Even though Khan was born in a south London borough to Bangladeshi parents, his dancing roots are in his classical kathak training, which makes his portrayal of ‘X’ — who dramaturg Ruth Little describes as ‘no man and everyman, the unknown and the eternal soldier, alone in a foreign land…’ — unquestionably poignant. The opening of XENOS (meaning ‘foreigner’ or ‘stranger’) is a masterful depiction of ‘X’ at the convergence of dance and conflict. As we arrive in the auditorium of Sadler’s Wells, vocalist Aditya Prakash and percussionist BC Manjunath are seated on stage performing a classical concert unperturbed by our lack of attention. Mirella Weingarten’s set is a study in absence: empty, dusty chairs, an abandoned swing and a low table covered in a fine layer of earth below a string of bare light bulbs and an array of ropes leading up an incline towards the back. It is a deserted interior scene that anticipates the passing of the present into a bleak future. It is only with an amplified electrical short circuit and a temporary blackout that the audience becomes attentive and subsides into silence; the concert continues and Khan enters as if discharged violently from a traumatic past. The music serves to revive him and he begins a haltingly remembered kathak dance; at times Manjunath has to prompt him with the chanted rhythms and the three men build up a haunting image of life interrupted and changed forever. Khan is in a sense playing himself, remembering past glories from a conflicted present, his mature body reliving what it could once do so effortlessly. More electrical short circuits and an extended black out lead us to a plangent space and time where the snake-like ropes draw Khan and all the furniture inexorably up the slope as if by an outside force — the original tug of war — and over the top.

The parapet remains throughout XENOS as the locus of the trenches and of Khan’s place in this desolate world; he connects a rope like a field cable to what appears to be a gramophone to hear a crackly recording of the names of fallen Indian soldiers, one of whom died laying cables in the mud. The horn of the gramophone later becomes a searchlight, but with these surreal allusions the connection to the First World War begins to veer off into the discursive themes of myth and evolution. Khan invokes Prometheus, the Greek Titan who is credited with the creation of man from clay and who stole fire from Zeus to facilitate the development of civilization — and its unintended consequence, war. Khan’s depiction of evolution seems to cover the period from Mowgli to the Mahabharata, subtly shifting the focus of XENOS from the representation of colonial ‘X’ into the current myth of Khan himself. It’s as if ‘X’ has offloaded his ‘otherness’ and has returned home, which is now in Wimbledon.

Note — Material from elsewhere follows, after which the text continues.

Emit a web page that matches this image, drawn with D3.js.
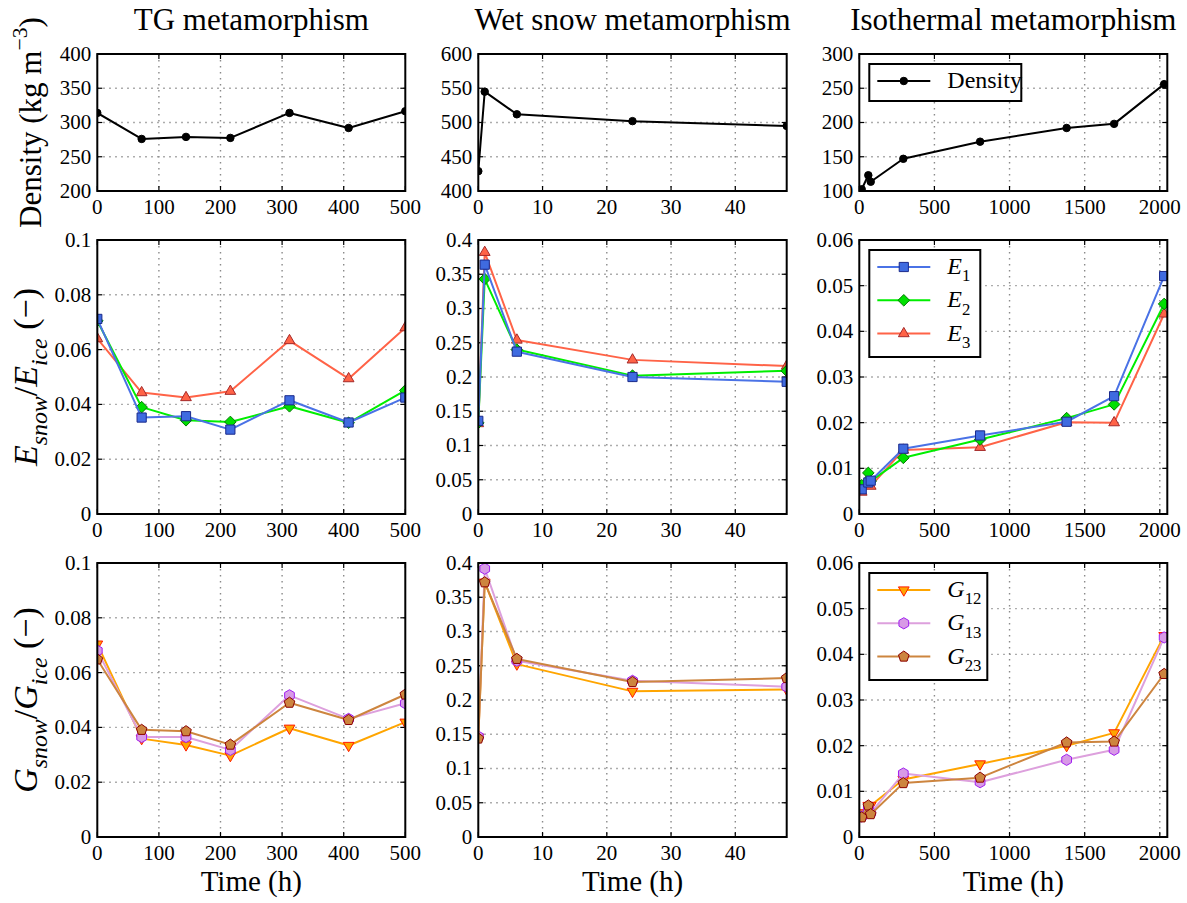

In the Crompton interview, Khan acknowledges an Indian academic who had thought remembrance was ‘a white thing’. This notion had spurred Khan to delve into the archives of Indian involvement in the First World War, which in turn imbued his empathetic memorialization of ‘X’ at the beginning of XENOS. However, any further attempt at excavating the memory of these forgotten soldiers from oblivion is lost in the meandering rhetoric and the ‘whiteness’ of this lavish monument of a production.

By the time lighting designer Michael Hulls, composer Vincenzo Lamagna and sound engineer Julien Deloison introduce that glorious go-to expression of sorrowful beauty, Mozart’s Lacrimosa from his Requiem mass, blasted from a Schechtian gallery of musicians suspended in light above the stage, the commemoration has turned fully on Kahn: the end of the war has become conflated with the end of his solo career.